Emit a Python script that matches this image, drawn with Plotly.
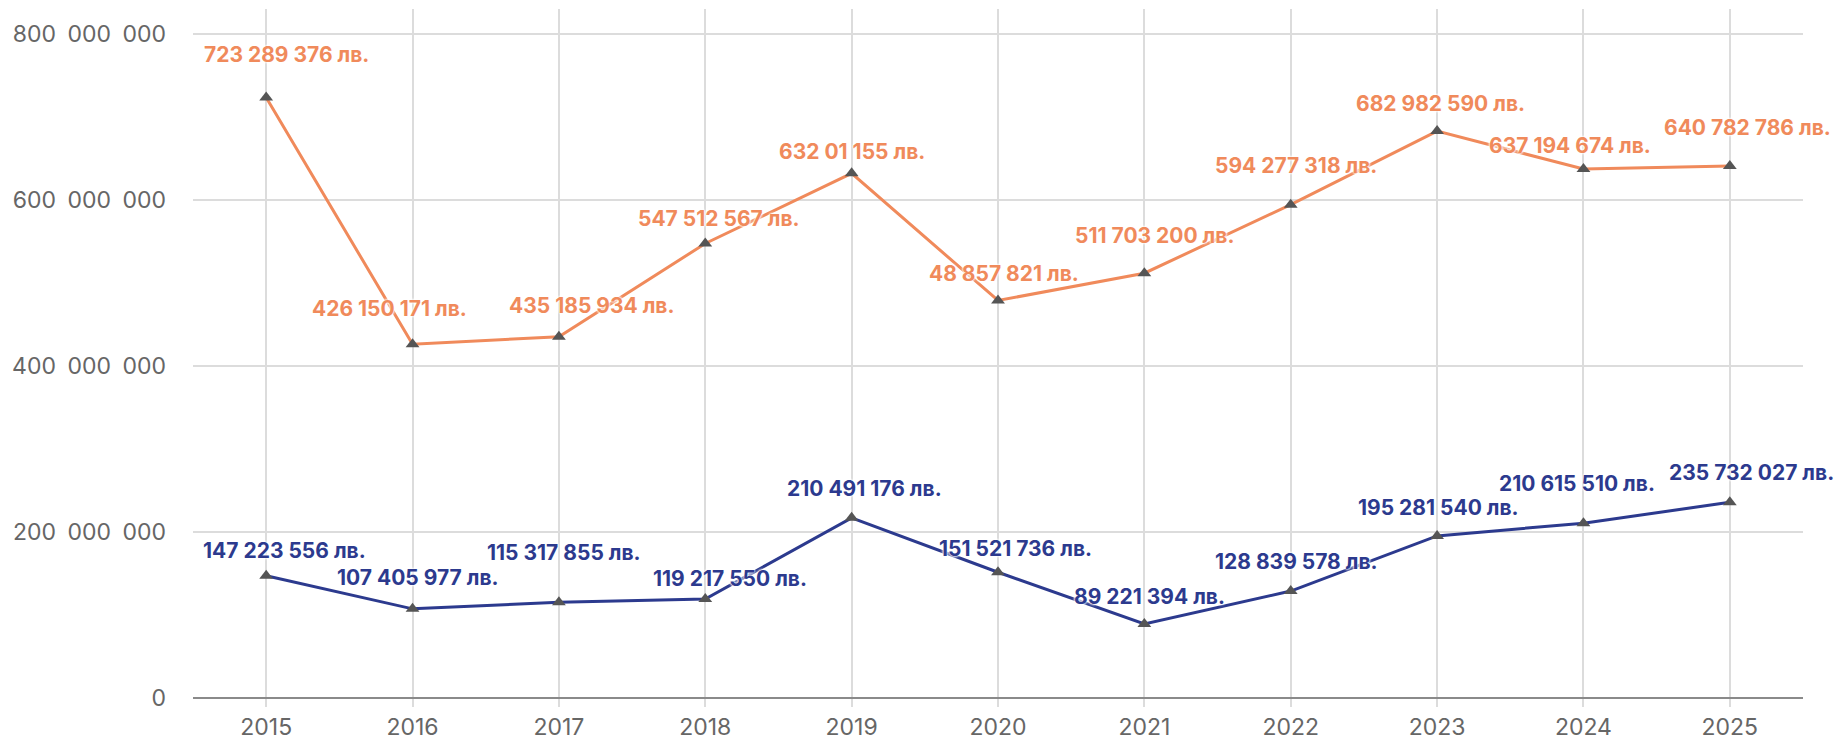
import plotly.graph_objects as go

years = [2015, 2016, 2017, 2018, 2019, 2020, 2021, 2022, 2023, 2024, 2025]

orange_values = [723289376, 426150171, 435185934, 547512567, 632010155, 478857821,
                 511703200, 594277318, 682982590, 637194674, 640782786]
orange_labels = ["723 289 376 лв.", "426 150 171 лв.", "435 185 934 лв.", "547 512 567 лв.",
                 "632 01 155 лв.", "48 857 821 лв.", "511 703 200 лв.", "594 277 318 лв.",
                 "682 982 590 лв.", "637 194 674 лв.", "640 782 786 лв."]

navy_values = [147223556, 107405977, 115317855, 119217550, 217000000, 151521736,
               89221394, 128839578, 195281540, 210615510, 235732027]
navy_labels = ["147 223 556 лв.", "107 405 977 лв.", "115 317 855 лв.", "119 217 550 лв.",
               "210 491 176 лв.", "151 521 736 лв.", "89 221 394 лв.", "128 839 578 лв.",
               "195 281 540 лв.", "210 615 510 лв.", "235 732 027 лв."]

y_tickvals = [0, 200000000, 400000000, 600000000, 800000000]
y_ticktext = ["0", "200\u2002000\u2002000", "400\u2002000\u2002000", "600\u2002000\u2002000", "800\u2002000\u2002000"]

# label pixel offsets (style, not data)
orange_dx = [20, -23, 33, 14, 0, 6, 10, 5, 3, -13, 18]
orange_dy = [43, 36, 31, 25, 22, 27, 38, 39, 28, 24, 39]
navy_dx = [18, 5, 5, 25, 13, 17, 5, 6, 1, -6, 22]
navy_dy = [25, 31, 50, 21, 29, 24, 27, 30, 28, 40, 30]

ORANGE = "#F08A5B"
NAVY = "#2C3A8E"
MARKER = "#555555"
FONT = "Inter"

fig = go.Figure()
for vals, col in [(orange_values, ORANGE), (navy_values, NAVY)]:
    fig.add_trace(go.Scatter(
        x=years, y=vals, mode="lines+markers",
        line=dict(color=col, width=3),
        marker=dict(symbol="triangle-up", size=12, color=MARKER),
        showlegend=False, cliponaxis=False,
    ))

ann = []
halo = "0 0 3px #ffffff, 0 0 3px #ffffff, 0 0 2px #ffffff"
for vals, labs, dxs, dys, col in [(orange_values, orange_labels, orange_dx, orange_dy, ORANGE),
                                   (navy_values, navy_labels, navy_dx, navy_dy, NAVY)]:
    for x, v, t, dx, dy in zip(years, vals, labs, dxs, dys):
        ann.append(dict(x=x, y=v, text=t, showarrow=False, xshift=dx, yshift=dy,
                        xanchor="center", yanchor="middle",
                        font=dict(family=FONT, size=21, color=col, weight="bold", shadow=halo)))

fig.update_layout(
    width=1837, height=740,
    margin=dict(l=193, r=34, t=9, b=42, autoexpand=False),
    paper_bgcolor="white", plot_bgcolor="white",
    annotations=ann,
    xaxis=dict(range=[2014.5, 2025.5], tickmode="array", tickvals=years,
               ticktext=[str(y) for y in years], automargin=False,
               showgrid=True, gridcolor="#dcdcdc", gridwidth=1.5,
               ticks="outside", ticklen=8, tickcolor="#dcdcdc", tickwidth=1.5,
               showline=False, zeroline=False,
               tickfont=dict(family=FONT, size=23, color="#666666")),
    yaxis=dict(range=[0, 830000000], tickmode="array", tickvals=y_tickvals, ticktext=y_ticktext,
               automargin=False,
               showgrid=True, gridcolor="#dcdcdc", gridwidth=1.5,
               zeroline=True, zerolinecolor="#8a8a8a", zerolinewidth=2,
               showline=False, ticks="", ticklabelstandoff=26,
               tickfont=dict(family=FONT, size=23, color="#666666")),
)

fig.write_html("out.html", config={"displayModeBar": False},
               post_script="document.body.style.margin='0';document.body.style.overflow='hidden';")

━━━━━━

PROBLEM: Repeat the lines above, starting at the first and stopping after the line that holds "2023, 2024, 2025]", with the pictures left out.

EXPECTED ANSWER:
Emit a Python script that matches this image, drawn with Plotly.
import plotly.graph_objects as go

years = [2015, 2016, 2017, 2018, 2019, 2020, 2021, 2022, 2023, 2024, 2025]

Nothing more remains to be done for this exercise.